--- RECORDS SHOWN ---

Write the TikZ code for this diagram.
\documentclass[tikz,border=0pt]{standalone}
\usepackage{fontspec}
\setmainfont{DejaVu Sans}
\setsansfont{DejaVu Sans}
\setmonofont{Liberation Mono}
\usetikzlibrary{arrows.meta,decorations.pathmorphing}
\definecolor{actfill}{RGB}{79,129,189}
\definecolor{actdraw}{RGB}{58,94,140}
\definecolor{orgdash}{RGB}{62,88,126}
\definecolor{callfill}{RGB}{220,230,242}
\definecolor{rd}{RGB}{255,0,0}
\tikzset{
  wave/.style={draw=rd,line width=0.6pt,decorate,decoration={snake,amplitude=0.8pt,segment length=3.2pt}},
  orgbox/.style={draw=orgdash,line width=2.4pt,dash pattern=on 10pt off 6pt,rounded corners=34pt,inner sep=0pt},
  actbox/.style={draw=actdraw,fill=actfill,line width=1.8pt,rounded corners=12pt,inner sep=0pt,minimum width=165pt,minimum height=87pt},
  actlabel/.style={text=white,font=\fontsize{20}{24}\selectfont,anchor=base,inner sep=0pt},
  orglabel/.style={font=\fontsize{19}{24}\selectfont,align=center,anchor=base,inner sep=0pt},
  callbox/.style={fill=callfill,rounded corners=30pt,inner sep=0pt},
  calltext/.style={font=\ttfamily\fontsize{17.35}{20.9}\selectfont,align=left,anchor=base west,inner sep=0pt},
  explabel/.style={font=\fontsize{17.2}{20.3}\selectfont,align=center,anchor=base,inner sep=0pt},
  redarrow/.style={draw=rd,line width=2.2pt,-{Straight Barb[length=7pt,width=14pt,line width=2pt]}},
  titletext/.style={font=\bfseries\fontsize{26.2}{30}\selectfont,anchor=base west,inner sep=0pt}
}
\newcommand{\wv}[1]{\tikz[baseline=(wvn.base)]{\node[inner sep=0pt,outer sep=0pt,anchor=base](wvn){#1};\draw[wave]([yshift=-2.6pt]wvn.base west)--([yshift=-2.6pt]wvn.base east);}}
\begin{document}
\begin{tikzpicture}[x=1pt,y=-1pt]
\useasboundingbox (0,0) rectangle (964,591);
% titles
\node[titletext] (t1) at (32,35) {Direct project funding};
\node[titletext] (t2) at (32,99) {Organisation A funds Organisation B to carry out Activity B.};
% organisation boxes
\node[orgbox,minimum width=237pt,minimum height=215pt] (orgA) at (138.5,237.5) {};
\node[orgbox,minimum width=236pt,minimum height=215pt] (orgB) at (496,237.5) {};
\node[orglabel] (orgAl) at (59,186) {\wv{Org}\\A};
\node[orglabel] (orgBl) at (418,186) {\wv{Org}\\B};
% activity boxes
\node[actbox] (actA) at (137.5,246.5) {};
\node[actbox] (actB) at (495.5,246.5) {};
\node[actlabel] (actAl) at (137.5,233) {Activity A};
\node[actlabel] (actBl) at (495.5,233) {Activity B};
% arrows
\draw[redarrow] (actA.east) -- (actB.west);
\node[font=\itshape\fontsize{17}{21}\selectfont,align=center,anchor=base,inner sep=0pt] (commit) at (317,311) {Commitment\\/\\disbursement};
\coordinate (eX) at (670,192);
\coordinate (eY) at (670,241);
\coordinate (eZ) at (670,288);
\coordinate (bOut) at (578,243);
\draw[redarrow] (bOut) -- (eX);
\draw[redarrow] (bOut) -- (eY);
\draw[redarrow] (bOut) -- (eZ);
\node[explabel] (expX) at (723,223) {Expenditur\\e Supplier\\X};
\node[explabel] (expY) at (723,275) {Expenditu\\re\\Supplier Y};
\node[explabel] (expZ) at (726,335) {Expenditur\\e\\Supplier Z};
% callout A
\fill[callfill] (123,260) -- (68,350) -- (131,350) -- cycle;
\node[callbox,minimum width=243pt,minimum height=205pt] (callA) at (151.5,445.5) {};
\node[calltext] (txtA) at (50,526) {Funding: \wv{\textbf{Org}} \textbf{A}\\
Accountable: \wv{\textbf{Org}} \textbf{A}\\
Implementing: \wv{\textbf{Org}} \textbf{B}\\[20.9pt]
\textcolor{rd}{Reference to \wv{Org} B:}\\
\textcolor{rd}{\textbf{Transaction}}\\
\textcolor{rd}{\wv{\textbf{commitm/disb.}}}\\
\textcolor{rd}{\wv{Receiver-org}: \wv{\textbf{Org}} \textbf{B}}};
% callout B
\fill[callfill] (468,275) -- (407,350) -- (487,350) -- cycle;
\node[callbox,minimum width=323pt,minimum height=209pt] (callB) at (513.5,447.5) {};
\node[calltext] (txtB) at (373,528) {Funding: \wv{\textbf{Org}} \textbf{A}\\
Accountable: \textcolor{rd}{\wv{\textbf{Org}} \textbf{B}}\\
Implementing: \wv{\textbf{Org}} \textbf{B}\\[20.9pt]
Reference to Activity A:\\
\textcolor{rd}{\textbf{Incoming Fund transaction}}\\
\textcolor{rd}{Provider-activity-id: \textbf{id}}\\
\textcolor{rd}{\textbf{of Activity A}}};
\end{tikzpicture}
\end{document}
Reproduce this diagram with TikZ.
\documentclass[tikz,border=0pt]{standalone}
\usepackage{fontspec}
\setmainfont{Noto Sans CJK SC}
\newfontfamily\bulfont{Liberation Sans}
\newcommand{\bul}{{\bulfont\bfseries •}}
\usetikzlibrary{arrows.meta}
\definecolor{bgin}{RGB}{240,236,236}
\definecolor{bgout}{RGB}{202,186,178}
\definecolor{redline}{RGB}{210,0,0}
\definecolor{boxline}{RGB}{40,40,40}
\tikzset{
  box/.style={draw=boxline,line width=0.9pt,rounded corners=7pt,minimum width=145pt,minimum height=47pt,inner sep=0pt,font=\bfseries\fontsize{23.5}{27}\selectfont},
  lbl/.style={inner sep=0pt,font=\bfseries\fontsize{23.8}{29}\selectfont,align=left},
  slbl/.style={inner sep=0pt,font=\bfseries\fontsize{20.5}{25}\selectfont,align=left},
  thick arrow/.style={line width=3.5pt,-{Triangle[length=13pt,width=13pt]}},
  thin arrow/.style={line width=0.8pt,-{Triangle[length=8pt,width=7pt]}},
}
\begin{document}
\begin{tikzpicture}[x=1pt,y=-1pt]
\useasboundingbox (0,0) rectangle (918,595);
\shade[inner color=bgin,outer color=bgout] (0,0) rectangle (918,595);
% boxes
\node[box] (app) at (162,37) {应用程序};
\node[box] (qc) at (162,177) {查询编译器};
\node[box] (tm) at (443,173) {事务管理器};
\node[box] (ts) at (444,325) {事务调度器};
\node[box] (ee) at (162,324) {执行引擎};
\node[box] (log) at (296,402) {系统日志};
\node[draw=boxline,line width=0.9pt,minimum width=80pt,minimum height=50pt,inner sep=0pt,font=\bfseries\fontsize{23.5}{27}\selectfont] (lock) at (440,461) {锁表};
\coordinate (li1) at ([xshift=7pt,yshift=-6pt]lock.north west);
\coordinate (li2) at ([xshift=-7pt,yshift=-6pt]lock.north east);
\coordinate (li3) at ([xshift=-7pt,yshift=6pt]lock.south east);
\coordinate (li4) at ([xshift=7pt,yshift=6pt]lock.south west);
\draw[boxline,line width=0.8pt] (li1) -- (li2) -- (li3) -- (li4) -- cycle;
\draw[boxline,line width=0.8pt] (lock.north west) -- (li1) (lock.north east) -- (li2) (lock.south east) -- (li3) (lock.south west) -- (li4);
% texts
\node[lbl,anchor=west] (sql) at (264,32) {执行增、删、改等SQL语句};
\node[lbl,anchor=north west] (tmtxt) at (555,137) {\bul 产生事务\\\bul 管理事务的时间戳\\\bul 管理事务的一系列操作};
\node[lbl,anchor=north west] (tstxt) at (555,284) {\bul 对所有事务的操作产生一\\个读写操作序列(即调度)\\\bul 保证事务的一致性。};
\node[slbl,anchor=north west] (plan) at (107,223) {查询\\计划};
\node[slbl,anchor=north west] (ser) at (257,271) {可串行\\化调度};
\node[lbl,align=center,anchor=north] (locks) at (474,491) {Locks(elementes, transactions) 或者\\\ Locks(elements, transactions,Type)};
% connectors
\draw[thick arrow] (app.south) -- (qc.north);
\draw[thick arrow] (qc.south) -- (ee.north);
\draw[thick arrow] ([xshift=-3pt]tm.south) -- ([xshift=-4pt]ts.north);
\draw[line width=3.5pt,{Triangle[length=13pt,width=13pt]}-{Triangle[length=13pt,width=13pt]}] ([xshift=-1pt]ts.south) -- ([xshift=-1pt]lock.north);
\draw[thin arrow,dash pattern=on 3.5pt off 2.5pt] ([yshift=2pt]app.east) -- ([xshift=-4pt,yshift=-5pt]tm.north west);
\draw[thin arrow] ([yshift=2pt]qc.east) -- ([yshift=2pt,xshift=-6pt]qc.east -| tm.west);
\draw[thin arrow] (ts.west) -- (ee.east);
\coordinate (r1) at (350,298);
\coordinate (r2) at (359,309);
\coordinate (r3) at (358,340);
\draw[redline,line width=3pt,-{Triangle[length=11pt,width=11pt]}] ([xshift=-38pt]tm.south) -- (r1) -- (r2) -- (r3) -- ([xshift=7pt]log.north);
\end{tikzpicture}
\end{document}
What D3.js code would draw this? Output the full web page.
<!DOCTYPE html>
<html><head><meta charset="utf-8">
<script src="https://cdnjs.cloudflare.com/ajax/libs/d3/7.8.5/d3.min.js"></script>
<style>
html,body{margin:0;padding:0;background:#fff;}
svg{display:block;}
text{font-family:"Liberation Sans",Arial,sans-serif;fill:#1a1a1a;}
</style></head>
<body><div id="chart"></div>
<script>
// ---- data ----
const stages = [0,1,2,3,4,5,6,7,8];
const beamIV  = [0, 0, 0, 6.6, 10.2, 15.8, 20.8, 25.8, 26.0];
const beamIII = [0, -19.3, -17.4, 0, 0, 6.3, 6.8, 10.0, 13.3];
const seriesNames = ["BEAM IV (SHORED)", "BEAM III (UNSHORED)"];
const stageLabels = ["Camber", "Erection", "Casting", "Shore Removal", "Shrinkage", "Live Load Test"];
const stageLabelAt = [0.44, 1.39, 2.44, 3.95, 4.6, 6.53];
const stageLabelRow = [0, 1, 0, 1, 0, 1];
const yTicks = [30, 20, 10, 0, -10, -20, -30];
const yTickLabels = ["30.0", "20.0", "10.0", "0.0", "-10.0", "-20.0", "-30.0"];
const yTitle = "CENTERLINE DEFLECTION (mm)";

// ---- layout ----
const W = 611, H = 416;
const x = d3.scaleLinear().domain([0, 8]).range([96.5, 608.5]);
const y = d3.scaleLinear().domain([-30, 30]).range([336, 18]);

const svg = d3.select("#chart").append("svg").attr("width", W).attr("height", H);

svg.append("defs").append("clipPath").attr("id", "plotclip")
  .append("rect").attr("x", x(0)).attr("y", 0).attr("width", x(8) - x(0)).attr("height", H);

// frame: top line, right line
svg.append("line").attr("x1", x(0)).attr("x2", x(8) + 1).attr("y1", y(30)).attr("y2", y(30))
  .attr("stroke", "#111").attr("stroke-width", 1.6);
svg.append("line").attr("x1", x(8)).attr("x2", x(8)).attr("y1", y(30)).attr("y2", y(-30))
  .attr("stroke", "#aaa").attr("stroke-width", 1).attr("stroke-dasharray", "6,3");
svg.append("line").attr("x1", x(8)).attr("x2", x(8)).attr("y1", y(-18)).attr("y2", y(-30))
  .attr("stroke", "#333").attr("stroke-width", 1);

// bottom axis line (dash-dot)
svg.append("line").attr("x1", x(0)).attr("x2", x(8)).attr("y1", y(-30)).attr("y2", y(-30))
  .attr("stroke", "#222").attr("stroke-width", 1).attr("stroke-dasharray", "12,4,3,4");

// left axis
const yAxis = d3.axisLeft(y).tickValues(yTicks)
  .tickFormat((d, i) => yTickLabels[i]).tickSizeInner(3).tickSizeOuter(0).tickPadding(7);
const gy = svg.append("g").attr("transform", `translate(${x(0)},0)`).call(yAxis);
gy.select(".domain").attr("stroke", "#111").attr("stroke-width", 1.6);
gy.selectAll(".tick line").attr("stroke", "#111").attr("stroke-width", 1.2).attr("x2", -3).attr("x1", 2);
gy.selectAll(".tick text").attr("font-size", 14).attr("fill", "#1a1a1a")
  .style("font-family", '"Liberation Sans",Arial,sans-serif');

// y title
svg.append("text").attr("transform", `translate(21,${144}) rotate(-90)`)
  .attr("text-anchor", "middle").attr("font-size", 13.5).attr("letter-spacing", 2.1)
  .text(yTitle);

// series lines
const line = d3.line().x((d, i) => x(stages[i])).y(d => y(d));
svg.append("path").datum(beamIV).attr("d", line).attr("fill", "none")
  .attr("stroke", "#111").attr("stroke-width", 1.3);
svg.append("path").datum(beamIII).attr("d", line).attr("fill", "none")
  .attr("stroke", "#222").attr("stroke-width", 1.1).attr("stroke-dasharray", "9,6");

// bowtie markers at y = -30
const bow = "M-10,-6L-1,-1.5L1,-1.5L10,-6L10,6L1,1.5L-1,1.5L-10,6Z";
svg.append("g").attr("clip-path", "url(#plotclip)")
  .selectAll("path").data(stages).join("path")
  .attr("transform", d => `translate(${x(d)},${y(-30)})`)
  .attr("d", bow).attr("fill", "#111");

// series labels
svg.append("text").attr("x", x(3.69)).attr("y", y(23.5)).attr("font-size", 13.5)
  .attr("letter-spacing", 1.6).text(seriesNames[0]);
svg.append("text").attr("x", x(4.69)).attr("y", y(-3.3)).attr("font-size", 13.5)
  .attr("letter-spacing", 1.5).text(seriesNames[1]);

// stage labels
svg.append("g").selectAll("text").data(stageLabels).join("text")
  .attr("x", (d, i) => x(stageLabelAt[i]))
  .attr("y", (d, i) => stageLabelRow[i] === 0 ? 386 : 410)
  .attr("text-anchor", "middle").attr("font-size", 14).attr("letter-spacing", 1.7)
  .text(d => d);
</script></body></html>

--- THE REQUEST ---
Identify the lines that hold the word "diagram". Copy every one of them.

--- EXERCISE ANSWER ---
Write the TikZ code for this diagram.
Reproduce this diagram with TikZ.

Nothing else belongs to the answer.